Game Day: Mashing the Weird Pulp

Our long-discussed, long-delayed Weird Pulp campaign should invade our gaming table sometime this month or next. The game will feature myself and occasional Nuketown commenter Erilar team-GMing a 5-6 episode campaign set in the mid-1930s. The Nazi threat is only just beginning to rear its head, and full-out war still hasn’t broken out in Europe.

A group of adventurers attached to a National Geographic-style exploration society are racing around the world investigating lost ruins, battling unspeakable evils, and — of course — battling with fascists hell bent on world domination. The whole thing will be powered by Savage Worlds, which half our group fell in love with at GenCon 2007.

Erilar’s writing the inaugural adventure, and I’m taking session #2. I’ve had a vague idea of what I’ve wanted to run for months, but it’s only in the last week or so that the idea gelled into something useable.

A Tale of Two Times

The idea from the start was to run a tomb-raider like scenario, with the players exploring a ruined temple in Mexico. For the life of me, I couldn’t figure out what the hook or the ultimate goal would be.

Then I got to thinking about how I want to write an demo adventure for the Savage Worlds-powered Pirates of the Spanish Main, and it hit me: write two scenarios, one piratical, one weird. In the first, privateers during the Age of Exploration follow a treasure map to the ruined temple. They confront the guardians of the temple, and if they’re lucky, steal away some of its gold.

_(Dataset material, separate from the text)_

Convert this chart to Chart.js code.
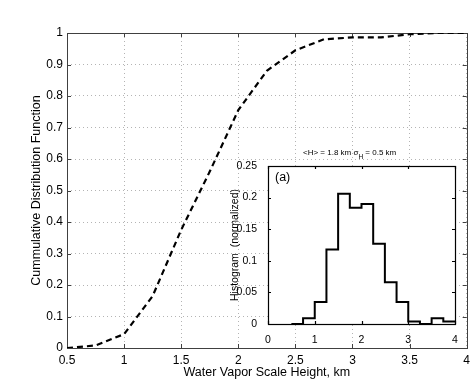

That adventure, and the tales it spawns, then becomes the hook for the Pulp Weird episode. Now our heroes have to return to the self-same complex, delving even deeper into the ruins in a race to … well, revealing any more would be telling, and since I know my players are likely reading this, I won’t do that. But suffice it to say, I think it’s going to be pretty damn cool.

The thing I like most about this, as a play test, as campaign sessions and as con games, is that it allows you to compare and contrast the two eras. In the early 1700s, the players arrive by boat and travel overland, armed only with flintlock pistols and sabers. In the 1930s, they arrive by dirigible, and are armed with automatic weapons. In the Age of Exploration, they face the temple with torches; in the Pulp Era, they’re got flashlights.

Players should get a sense of the range of Savage Worlds from playing the game, and in all three cases — playtest, campaign, and con — that’s exactly what I want.

Sources of Inspiration

The music in heaviest rotation while I’m working on these adventures is The Mummy soundtrack. While the setting — Egyptian Africa vs. Aztec South America — is entirely different the music still has that great, pulpy, high adventure feel to it. I may use some of the less overtly Egyptian songs for the game soundtrack. I’ll likely mix in a track or two from 300 as well, though again, they’ll need to be the less-overtly Middle Eastern of the songs.

The Indiana Jones trilogy is an obvious source of inspiration, and I’ve been watching them while exercising at the gym. Other sources include The Mummy and Hellboy, both of which offer the kind of weird pulp feel I enjoy.

Finally, as far as the Savage Worlds rules themselves, I’ve found the Savage Heroes web site (www.savageheroes.com) to be an excellent resource, particularly the Savage Beasts [PDF] by Butch Curry. It’s chock full of dinosaurs, undead and other nasties that I look forward to throwing at our players.